### To do
Starting at the top of the listing, extract every line up to and including the one with "(0,0) rectangle (414,-1536);". Pictures stay out of the copy.

### Supplied data
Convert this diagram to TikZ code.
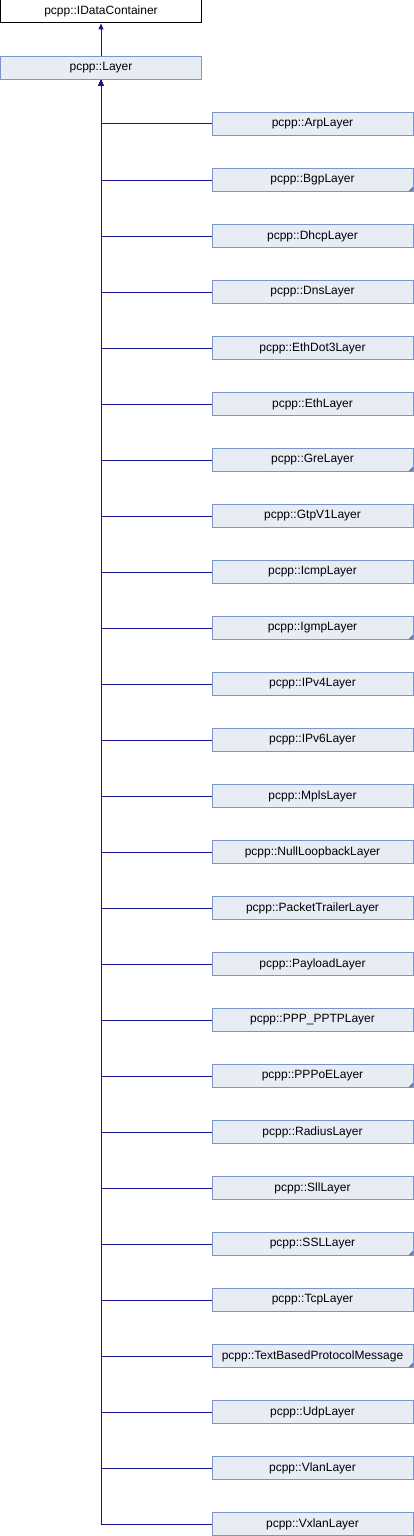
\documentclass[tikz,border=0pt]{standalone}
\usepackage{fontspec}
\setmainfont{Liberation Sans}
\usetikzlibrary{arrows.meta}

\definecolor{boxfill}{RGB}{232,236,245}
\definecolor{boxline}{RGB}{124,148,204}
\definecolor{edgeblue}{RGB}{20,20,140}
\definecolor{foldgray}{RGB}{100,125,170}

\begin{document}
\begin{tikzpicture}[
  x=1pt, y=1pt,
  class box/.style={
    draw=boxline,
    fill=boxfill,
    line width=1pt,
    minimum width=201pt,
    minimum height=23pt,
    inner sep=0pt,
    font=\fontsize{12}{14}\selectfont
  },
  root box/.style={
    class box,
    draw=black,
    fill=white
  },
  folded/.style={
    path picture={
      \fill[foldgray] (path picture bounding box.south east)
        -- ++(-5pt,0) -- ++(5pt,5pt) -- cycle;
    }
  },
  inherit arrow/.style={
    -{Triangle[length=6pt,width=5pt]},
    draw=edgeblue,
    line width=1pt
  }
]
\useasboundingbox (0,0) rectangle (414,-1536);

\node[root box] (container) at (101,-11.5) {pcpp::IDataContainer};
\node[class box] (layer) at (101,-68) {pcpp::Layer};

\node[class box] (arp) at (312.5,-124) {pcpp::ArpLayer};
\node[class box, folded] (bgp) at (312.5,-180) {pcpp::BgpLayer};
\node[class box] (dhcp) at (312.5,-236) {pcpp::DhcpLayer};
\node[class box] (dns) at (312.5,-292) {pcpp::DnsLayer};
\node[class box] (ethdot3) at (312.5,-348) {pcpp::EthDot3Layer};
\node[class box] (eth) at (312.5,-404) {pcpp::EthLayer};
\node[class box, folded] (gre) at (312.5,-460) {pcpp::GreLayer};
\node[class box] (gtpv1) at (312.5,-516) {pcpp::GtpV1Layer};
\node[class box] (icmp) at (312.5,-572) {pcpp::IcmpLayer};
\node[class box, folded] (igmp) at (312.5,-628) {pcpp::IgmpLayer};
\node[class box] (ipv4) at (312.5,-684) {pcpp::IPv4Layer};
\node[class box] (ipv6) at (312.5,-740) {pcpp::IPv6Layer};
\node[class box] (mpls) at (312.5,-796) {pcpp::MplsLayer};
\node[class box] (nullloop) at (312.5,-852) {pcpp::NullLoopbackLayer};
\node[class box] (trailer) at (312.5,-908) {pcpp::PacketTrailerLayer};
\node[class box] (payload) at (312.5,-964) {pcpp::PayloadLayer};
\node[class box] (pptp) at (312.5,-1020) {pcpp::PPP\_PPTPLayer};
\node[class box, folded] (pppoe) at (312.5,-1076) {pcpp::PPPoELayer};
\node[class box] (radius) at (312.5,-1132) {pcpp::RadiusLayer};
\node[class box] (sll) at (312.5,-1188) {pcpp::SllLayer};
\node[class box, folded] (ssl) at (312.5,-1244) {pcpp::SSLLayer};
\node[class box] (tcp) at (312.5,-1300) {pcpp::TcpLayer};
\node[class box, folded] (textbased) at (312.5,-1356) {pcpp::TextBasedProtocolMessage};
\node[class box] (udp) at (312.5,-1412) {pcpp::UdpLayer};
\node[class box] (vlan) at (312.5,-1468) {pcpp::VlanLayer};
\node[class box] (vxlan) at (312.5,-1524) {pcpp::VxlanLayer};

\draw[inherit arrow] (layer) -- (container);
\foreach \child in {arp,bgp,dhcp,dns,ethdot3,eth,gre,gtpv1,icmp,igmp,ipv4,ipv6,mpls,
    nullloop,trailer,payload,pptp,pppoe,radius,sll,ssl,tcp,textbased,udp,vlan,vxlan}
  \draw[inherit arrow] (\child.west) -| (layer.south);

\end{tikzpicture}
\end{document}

### Expected answer
Convert this diagram to TikZ code.
\documentclass[tikz,border=0pt]{standalone}
\usepackage{fontspec}
\setmainfont{Liberation Sans}
\usetikzlibrary{arrows.meta}

\definecolor{boxfill}{RGB}{232,236,245}
\definecolor{boxline}{RGB}{124,148,204}
\definecolor{edgeblue}{RGB}{20,20,140}
\definecolor{foldgray}{RGB}{100,125,170}

\begin{document}
\begin{tikzpicture}[
  x=1pt, y=1pt,
  class box/.style={
    draw=boxline,
    fill=boxfill,
    line width=1pt,
    minimum width=201pt,
    minimum height=23pt,
    inner sep=0pt,
    font=\fontsize{12}{14}\selectfont
  },
  root box/.style={
    class box,
    draw=black,
    fill=white
  },
  folded/.style={
    path picture={
      \fill[foldgray] (path picture bounding box.south east)
        -- ++(-5pt,0) -- ++(5pt,5pt) -- cycle;
    }
  },
  inherit arrow/.style={
    -{Triangle[length=6pt,width=5pt]},
    draw=edgeblue,
    line width=1pt
  }
]
\useasboundingbox (0,0) rectangle (414,-1536);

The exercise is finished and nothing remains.